Policy Synchronization is not impacted
One important thing to know is that your "Policy synchronization" is not affected by this error. Your policy is passed between nodes in the "Storage Configuration" where you can see the following;
Additional debugging
If this error keeps happening after Runtime groups are validated as outlined above, then the error is likely due to failed attempts to synchronize dashboard alert data. If you want to check the specific cause of the error you can go and view the following log which will provide more information into the source of the issue:
You will want to look at the following log:
Here is an example error:
[2014-12-13 21:06:33.311 +00:00] [Coordinator] [NodeRequestFailed] Message
'<co_distribute_shared_data_raw>' on node 564DAD79-A7BB-BCC2-55C0-58383C9557C7
(mwg75-2) failed with error '(301 - 'cannot connect') - "co_distribute_shared_data_raw:
failure 'errno: 107 - 'Transport endpoint is not connected'' while sending request
- lastaction: connect"'.
In this log entry, the "301 - Cannot Connect" denotes that node mwg75-1, couldn'testablish a tcp handshake with mwg75-2.
Examples:
Time out of sync: [Coordinator] [NodeRequestFailed] Message'<co_distribute_init_subscription>' on node failed with error '(405 - 'time difference too high') -"time difference too high: 2019-03-12T09:57:48.687-07:00 / 2019-03-12T17:59:54.951+01:00"'.
Version mismatch: [2019-03-12 09:47:44.569 -07:00] [Coordinator] [NodeRequestFailed]Message '<co_distribute_init_subscription>' on node ( ) failed with error '(404 - 'versionmismatch') - "version mismatch"'
Network problems: [Coordinator] [NodeRequestFailed] … failed with error '(301 - 'cannotconnect') - "co_distribute_init_subscription: failure 'errno: 113 - 'No route to host'' while sendingrequest - last action: connect"'
Things to check for in cluster settings: distributionTimeout, distributionTimeoutMultiplier,allowedTimeDifference, checkVersionMatch and/or checkVersionMatchLevel don't have thesame value on all cluster members.

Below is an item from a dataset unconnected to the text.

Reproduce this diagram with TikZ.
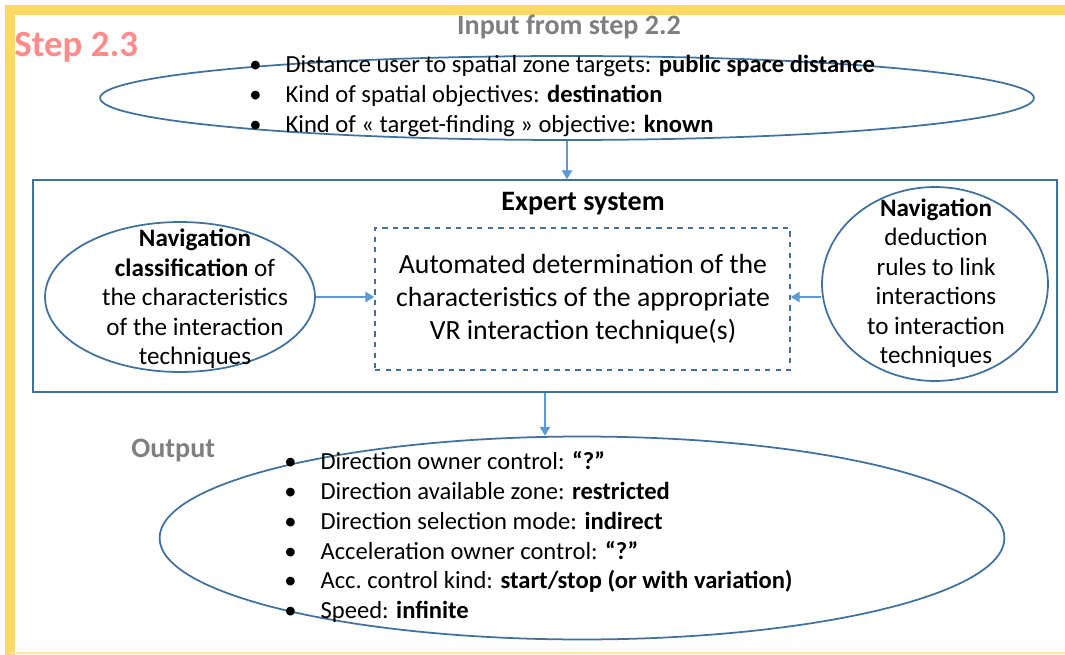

Configure Central Management in a NAT'D environment
For a NAT'D environment across firewalls or on the router or switch isolated networks, it must be done using names rather than IPs.
Locally the central management node names must resolve to the physical IP of the interfaces you are using, and on all the other remote/NAT's members of the management cluster the name must resolve to the NAT’d address. This is because when a node is joined to a CM cluster, the "local" node connects to the "remote" node and tells it to connect back to what evername or IP is configured locally. If the remote node cannot reach the local node by resolving the provided name or address, the clustering will not complete, and a java error dialog will be shown. All members of the cluster must be able to connect to all other members of the cluster using the chosen port, interface, and system names. This can be tested with telnet using the designated names. All the addresses can be loaded in etc/hosts to make this work. You do not have to change any DNS records, and the names do not need to match with DNS (and probably shouldn't). It is highly recommended that you have ACLs or firewall rules limiting the systems that can communicate on the chosen port to just the MWGs. Note that this will even work if the systems have the same private address subnet and different or matched domains as in the example below.
Example:
- Proxy1A management physical IP is 192.168.1.11; NAT IP is 123.123.123.11; domain isexample1.local; entry in central management is Proxy1A-mgmt.example1.local:12346
- Proxy2B management physical IP is 192.168.1.11; NAT IP is 123.123.123.21; domain isexample2.local; entry in central management is Proxy2B-mgmt.example2.local:12346
- Proxy3C management physical IP is 192.168.1.11; NAT IP is 123.123.123.31; domain isexample3.local; entry in central management is Proxy3C-mgmt.example3.local:12346
Configuration > File editor > hosts on Proxy1A.example1.local
192.168.1.11 Proxy1A-mgmt.example1.local
123.123.123.21 Proxy2B-mgmt.example2.local
123.123.123.31 Proxy3C-mgmt.example3.local
Configuration > File editor > hosts on Proxy2B.example2.local
123.123.123.11 Proxy1A-mgmt.example1.local
192.168.1.11 Proxy2B-mgmt.example2.local
123.123.123.31 Proxy3C-mgmt.example3.local
Configuration > File editor > hosts on Proxy3C.example3.local
123.123.123.11 Proxy1A-mgt.example1.local
123.123.123.21 Proxy2B-mgmt.example2.local
192.168.1.11 Proxy3C-mgmt.example3.local
- Configure MWG-A, MWG-B, and MWG-C so that their CM listening addresses are FQDNs
- Add a hosts-file entry to MWG-A, MWG-B, and MWG-C which resolves their own FQDNs to the physical IP address of their local NIC
- Add a hosts-file entry to MWG-A, MWG-B, and MWG-C which resolves the OTHER MWG'sFQDN to the NAT'd IP address
If you are using a separate management interface and subnet, you likely will need to add static routes for the NAT addresses as well. Also, remember to use groups as per above properly
Considerations
- Once a cluster is established, you can only access one GUI at a time
- All changes made by that GUI are synced to all other cluster members
- The system time is important in the CM cluster
- When a node is added to the cluster, the local time gets synced with the new node
- Going forward, if the times get out of sync (more than 2 minutes), CM communication will fail, and errors will be reported
- CM communication is time zone independent. UTC is used for CM
- URL, AV and CRL updates are fully controlled by the coordinator and therefore part of the CM
If you have more than one appliance and use Central Management, Skyhigh Security recommends that you remove all appliances from the Central Management cluster before you upgrade. You must remove each appliance separately and then update each appliance individually. After you have successfully updated all your appliances, add them back to the Central Management cluster.
Conclusion
In conclusion, you should now have the necessary information to manage your Secure Web Gateway Central Management cluster, no matter how big or small. You should also have a good foundation for starting to troubleshoot in the event of a problem.